EXERCISE BRIEF:
Print word for word the first line of the listing below and every line after it, through the line with "var width = 1245, height = 672;". Leave out the pictures and the rest.

DATASET EXTRACT:
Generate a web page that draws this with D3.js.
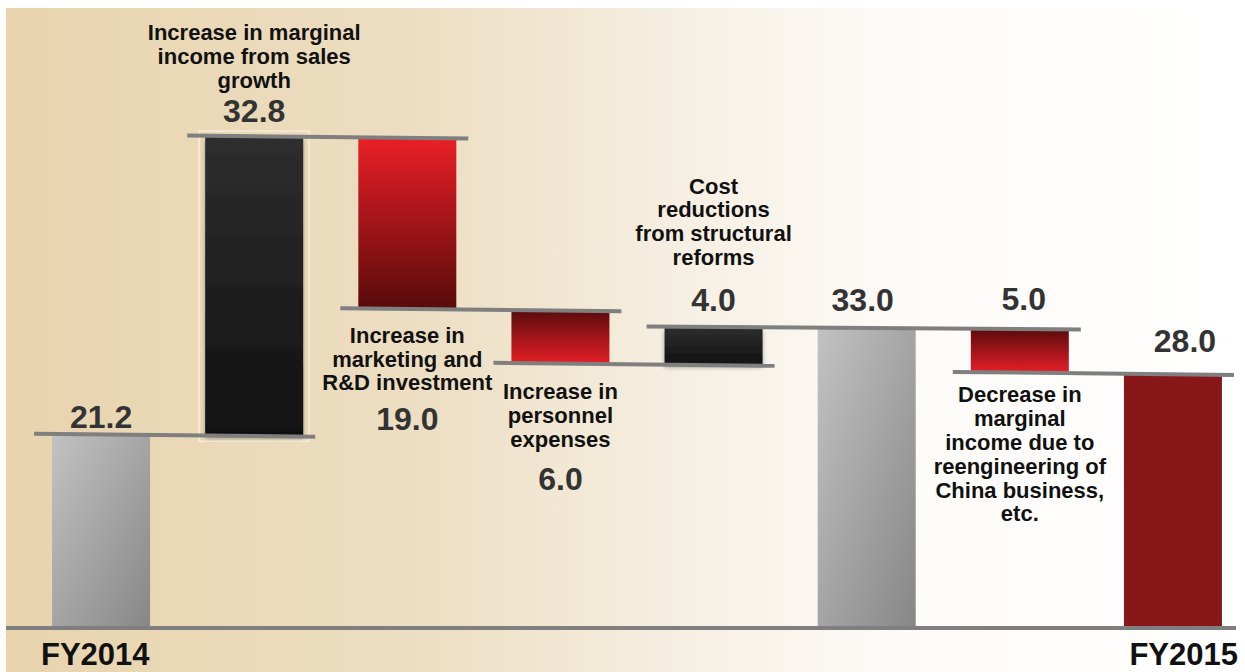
<!DOCTYPE html>
<html>
<head>
<meta charset="utf-8">
<script src="https://cdn.jsdelivr.net/npm/d3@7"></script>
<style>
  body { margin: 0; background: #fff; }
  svg { display: block; }
  .value_str { font-family: "Liberation Sans", Arial, sans-serif; font-weight: bold; font-size: 32px; fill: #333; }
  .desc_str { font-family: "Liberation Sans", Arial, sans-serif; font-weight: bold; font-size: 22px; fill: #111; }
  .fy_str { font-family: "Liberation Sans", Arial, sans-serif; font-weight: bold; font-size: 31px; fill: #111; }
  .connector { stroke: #7f7f7f; stroke-width: 4; }
</style>
</head>
<body>
<svg id="chart" width="1245" height="672"></svg>
<script>
// data
var categories = ["FY2014", "Sales growth", "Marketing and R&D", "Personnel", "Structural reforms", "Subtotal", "China business", "FY2015"];
var values = [21.2, 32.8, -19.0, -6.0, 4.0, 33.0, -5.0, 28.0];
var kinds = ["total", "up", "down", "down", "up", "total", "down", "total"];
var valueLabels = ["21.2", "32.8", "19.0", "6.0", "4.0", "33.0", "5.0", "28.0"];
var descriptions = [
  [],
  ["Increase in marginal", "income from sales", "growth"],
  ["Increase in", "marketing and", "R&D investment"],
  ["Increase in", "personnel", "expenses"],
  ["Cost", "reductions", "from structural", "reforms"],
  [],
  ["Decrease in", "marginal", "income due to", "reengineering of", "China business,", "etc."],
  []
];
var axisLabels = ["FY2014", "FY2015"];

// styling per bar (not data)
var fills = ["url(#grayGrad)", "url(#blackGrad)", "url(#redTop)", "url(#redBottom)", "url(#blackGrad)", "url(#grayGrad)", "url(#redBottom)", "#88171a"];

var svg = d3.select("#chart");
var width = 1245, height = 672;

// waterfall steps
var running = 0;
var steps = values.map(function(v, i) {
  var s, e;
  if (kinds[i] === "total") { s = 0; e = v; }
  else { s = running; e = running + v; }
  running = e;
  return { i: i, cat: categories[i], start: s, end: e, lo: Math.min(s, e), hi: Math.max(s, e) };
});

var x = d3.scaleBand()
  .domain(categories)
  .range([24.5, 1249.5])
  .paddingInner(0.36)
  .paddingOuter(0.18);

var y = d3.scaleLinear()
  .domain([0, 54])
  .range([628, 137]);

// gradients
var defs = svg.append("defs");
var bg = defs.append("linearGradient").attr("id", "bgGrad").attr("x1", 0).attr("x2", 1).attr("y1", 0).attr("y2", 0);
bg.append("stop").attr("offset", "0%").attr("stop-color", "#e8d3ad");
bg.append("stop").attr("offset", "35%").attr("stop-color", "#eddfc4");
bg.append("stop").attr("offset", "55%").attr("stop-color", "#f6efe3");
bg.append("stop").attr("offset", "72%").attr("stop-color", "#fdfbf8");
bg.append("stop").attr("offset", "100%").attr("stop-color", "#ffffff");

var gray = defs.append("linearGradient").attr("id", "grayGrad").attr("x1", 0).attr("y1", 0).attr("x2", 1).attr("y2", 1);
gray.append("stop").attr("offset", "0%").attr("stop-color", "#c2c2c2");
gray.append("stop").attr("offset", "100%").attr("stop-color", "#878787");

var black = defs.append("linearGradient").attr("id", "blackGrad").attr("x1", 0).attr("y1", 0).attr("x2", 0).attr("y2", 1);
black.append("stop").attr("offset", "0%").attr("stop-color", "#2e2e2e");
black.append("stop").attr("offset", "100%").attr("stop-color", "#111111");

var redTop = defs.append("linearGradient").attr("id", "redTop").attr("x1", 0).attr("y1", 0).attr("x2", 0).attr("y2", 1);
redTop.append("stop").attr("offset", "0%").attr("stop-color", "#ea1f27");
redTop.append("stop").attr("offset", "100%").attr("stop-color", "#580a0b");

var redBottom = defs.append("linearGradient").attr("id", "redBottom").attr("x1", 0).attr("y1", 0).attr("x2", 0).attr("y2", 1);
redBottom.append("stop").attr("offset", "0%").attr("stop-color", "#570b0c");
redBottom.append("stop").attr("offset", "100%").attr("stop-color", "#e81f27");

var shadow = defs.append("filter").attr("id", "shadow").attr("x", "-20%").attr("y", "-20%").attr("width", "140%").attr("height", "160%");
shadow.append("feDropShadow").attr("dx", 0).attr("dy", 3).attr("stdDeviation", 2).attr("flood-color", "#000").attr("flood-opacity", 0.35);

// background pane
svg.append("rect")
  .attr("x", 6).attr("y", 8)
  .attr("width", width - 6).attr("height", height - 8)
  .attr("fill", "url(#bgGrad)");

// faint halo around the big rising bar
svg.selectAll(".halo")
  .data(steps.filter(function(d) { return d.i === 1; }))
  .enter().append("rect")
  .attr("class", "halo")
  .attr("x", function(d) { return x(d.cat) - 6; })
  .attr("y", function(d) { return y(d.hi) - 6; })
  .attr("width", x.bandwidth() + 12)
  .attr("height", function(d) { return y(d.lo) - y(d.hi) + 12; })
  .attr("fill", "none")
  .attr("stroke", "#f7ecd8")
  .attr("stroke-width", 1.5);

// bars
svg.selectAll(".bar")
  .data(steps)
  .enter().append("rect")
  .attr("class", "bar")
  .attr("x", function(d) { return x(d.cat); })
  .attr("y", function(d) { return y(d.hi); })
  .attr("width", x.bandwidth())
  .attr("height", function(d) { return y(d.lo) - y(d.hi); })
  .attr("fill", function(d) { return fills[d.i]; })
  .attr("filter", function(d) { return kinds[d.i] === "up" ? "url(#shadow)" : null; });

// connector lines: merge runs at the same level
var connectors = [];
for (var i = 0; i < steps.length - 1; i++) {
  var level = steps[i].end;
  var last = connectors[connectors.length - 1];
  if (last && last.level === level && last.to === i) { last.to = i + 1; }
  else { connectors.push({ level: level, from: i, to: i + 1 }); }
}
svg.selectAll(".connector")
  .data(connectors)
  .enter().append("line")
  .attr("class", "connector")
  .attr("x1", function(d) { return x(categories[d.from]) - 18; })
  .attr("x2", function(d) { return Math.min(x(categories[d.to]) + x.bandwidth() + 12, 1236); })
  .attr("y1", function(d) { return y(d.level) - 1.5; })
  .attr("y2", function(d) { return y(d.level) + 1.5; });

// baseline
svg.append("line")
  .attr("class", "connector")
  .attr("x1", 6).attr("x2", 1236)
  .attr("y1", y(0)).attr("y2", y(0));

// value labels
var valueY = function(d) {
  var k = kinds[d.i];
  if (k === "total") return y(d.hi) - (d.i === 0 ? 7 : d.i === 7 ? 21 : 17);
  if (k === "up") return y(d.hi) - (d.i === 1 ? 15 : 17);
  // down
  if (d.i === 6) return y(d.hi) - 18;
  return y(d.lo) + (d.i === 2 ? 120 : 126);
};
var valueDx = [0, 0, 0, 0, 0, -4, 4, 12];
svg.selectAll(".value_str")
  .data(steps)
  .enter().append("text")
  .attr("class", "value_str")
  .attr("text-anchor", "middle")
  .attr("x", function(d) { return x(d.cat) + x.bandwidth() / 2 + valueDx[d.i]; })
  .attr("y", valueY)
  .text(function(d) { return valueLabels[d.i]; });

// description labels
var lineH = 23.8;
var descTop = function(d) {
  var n = descriptions[d.i].length;
  if (kinds[d.i] === "up") {
    var lastLine = valueY(d) - (d.i === 1 ? 34 : 46);
    return lastLine - (n - 1) * lineH;
  }
  if (d.i === 6) return y(d.lo) + 29;
  return y(d.lo) + (d.i === 2 ? 33 : 35);
};
steps.forEach(function(d) {
  var lines = descriptions[d.i];
  if (!lines.length) return;
  var t = svg.append("text")
    .attr("class", "desc_str")
    .attr("text-anchor", "middle");
  var cx = x(d.cat) + x.bandwidth() / 2;
  var top = descTop(d);
  lines.forEach(function(s, j) {
    t.append("tspan").attr("x", cx).attr("y", top + j * lineH).text(s);
  });
});

// fiscal year labels
svg.append("text").attr("class", "fy_str").attr("x", 41).attr("y", 665).text(axisLabels[0]);
svg.append("text").attr("class", "fy_str").attr("x", 1238).attr("y", 665).attr("text-anchor", "end").text(axisLabels[1]);
</script>
</body>
</html>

RESULT FOR THIS TASK:
Generate a web page that draws this with D3.js.
<!DOCTYPE html>
<html>
<head>
<meta charset="utf-8">
<script src="https://cdn.jsdelivr.net/npm/d3@7"></script>
<style>
  body { margin: 0; background: #fff; }
  svg { display: block; }
  .value_str { font-family: "Liberation Sans", Arial, sans-serif; font-weight: bold; font-size: 32px; fill: #333; }
  .desc_str { font-family: "Liberation Sans", Arial, sans-serif; font-weight: bold; font-size: 22px; fill: #111; }
  .fy_str { font-family: "Liberation Sans", Arial, sans-serif; font-weight: bold; font-size: 31px; fill: #111; }
  .connector { stroke: #7f7f7f; stroke-width: 4; }
</style>
</head>
<body>
<svg id="chart" width="1245" height="672"></svg>
<script>
// data
var categories = ["FY2014", "Sales growth", "Marketing and R&D", "Personnel", "Structural reforms", "Subtotal", "China business", "FY2015"];
var values = [21.2, 32.8, -19.0, -6.0, 4.0, 33.0, -5.0, 28.0];
var kinds = ["total", "up", "down", "down", "up", "total", "down", "total"];
var valueLabels = ["21.2", "32.8", "19.0", "6.0", "4.0", "33.0", "5.0", "28.0"];
var descriptions = [
  [],
  ["Increase in marginal", "income from sales", "growth"],
  ["Increase in", "marketing and", "R&D investment"],
  ["Increase in", "personnel", "expenses"],
  ["Cost", "reductions", "from structural", "reforms"],
  [],
  ["Decrease in", "marginal", "income due to", "reengineering of", "China business,", "etc."],
  []
];
var axisLabels = ["FY2014", "FY2015"];

// styling per bar (not data)
var fills = ["url(#grayGrad)", "url(#blackGrad)", "url(#redTop)", "url(#redBottom)", "url(#blackGrad)", "url(#grayGrad)", "url(#redBottom)", "#88171a"];

var svg = d3.select("#chart");
var width = 1245, height = 672;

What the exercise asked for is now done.